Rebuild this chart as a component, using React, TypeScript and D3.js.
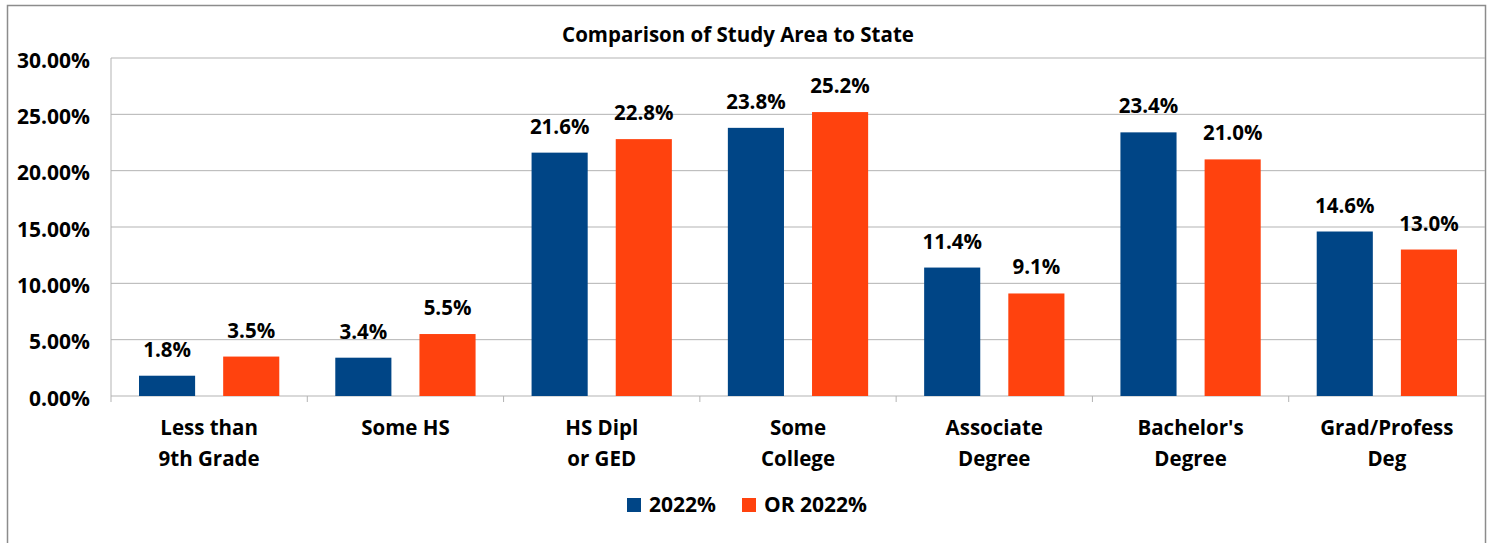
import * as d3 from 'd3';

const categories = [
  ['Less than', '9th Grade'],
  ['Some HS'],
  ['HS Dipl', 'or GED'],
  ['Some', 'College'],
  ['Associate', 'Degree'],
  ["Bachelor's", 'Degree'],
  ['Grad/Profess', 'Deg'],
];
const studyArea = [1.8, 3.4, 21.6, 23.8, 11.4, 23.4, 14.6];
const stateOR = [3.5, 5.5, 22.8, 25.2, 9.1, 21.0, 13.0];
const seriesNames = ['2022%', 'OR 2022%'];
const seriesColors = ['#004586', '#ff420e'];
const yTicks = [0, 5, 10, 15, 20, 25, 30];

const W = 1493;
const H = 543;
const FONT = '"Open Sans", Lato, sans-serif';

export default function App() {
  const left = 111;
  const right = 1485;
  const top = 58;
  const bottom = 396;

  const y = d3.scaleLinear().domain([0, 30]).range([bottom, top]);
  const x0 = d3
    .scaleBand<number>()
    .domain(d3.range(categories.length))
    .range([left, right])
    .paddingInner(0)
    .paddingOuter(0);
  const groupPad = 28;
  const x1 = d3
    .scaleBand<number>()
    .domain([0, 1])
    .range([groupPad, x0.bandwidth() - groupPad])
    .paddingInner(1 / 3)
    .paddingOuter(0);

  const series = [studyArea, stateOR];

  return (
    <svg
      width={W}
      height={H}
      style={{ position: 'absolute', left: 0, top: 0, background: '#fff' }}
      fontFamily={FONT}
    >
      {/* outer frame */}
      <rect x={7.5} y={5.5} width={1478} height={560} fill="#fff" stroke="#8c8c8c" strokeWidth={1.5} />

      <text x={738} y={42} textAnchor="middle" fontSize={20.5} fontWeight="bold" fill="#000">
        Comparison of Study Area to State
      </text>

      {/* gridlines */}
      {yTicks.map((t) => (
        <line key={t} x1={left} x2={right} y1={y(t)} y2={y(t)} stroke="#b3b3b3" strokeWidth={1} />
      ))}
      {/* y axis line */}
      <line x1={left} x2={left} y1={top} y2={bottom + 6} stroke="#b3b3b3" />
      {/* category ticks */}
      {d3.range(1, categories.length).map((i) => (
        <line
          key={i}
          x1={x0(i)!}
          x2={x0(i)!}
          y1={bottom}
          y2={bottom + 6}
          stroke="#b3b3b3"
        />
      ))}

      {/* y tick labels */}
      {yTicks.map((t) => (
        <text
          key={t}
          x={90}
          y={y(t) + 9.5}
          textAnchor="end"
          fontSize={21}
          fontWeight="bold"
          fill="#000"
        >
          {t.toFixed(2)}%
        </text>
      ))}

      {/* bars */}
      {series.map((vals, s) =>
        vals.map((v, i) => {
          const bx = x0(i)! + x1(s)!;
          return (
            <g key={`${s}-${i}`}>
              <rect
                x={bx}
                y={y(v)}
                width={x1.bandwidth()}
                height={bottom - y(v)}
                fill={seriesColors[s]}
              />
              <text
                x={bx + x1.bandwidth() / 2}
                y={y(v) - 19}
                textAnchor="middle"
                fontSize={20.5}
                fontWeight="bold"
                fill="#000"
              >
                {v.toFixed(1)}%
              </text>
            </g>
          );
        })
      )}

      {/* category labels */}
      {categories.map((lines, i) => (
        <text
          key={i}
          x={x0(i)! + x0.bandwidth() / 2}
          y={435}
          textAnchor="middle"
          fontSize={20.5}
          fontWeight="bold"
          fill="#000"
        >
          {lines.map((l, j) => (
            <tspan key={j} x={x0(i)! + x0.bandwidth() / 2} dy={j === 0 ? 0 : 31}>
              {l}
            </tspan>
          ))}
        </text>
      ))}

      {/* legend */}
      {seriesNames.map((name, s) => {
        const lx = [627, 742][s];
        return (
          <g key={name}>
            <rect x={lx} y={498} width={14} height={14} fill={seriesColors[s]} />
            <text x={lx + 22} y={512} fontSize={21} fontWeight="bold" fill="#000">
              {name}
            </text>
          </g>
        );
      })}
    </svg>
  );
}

DESCRIPTION OF THE TASK: Pictures are excluded; extract exactly the lines from the start of the data through the line that holds "import * as d3 from 'd3';", both ends included.

ANSWER TO THIS PROBLEM:
Rebuild this chart as a component, using React, TypeScript and D3.js.
import * as d3 from 'd3';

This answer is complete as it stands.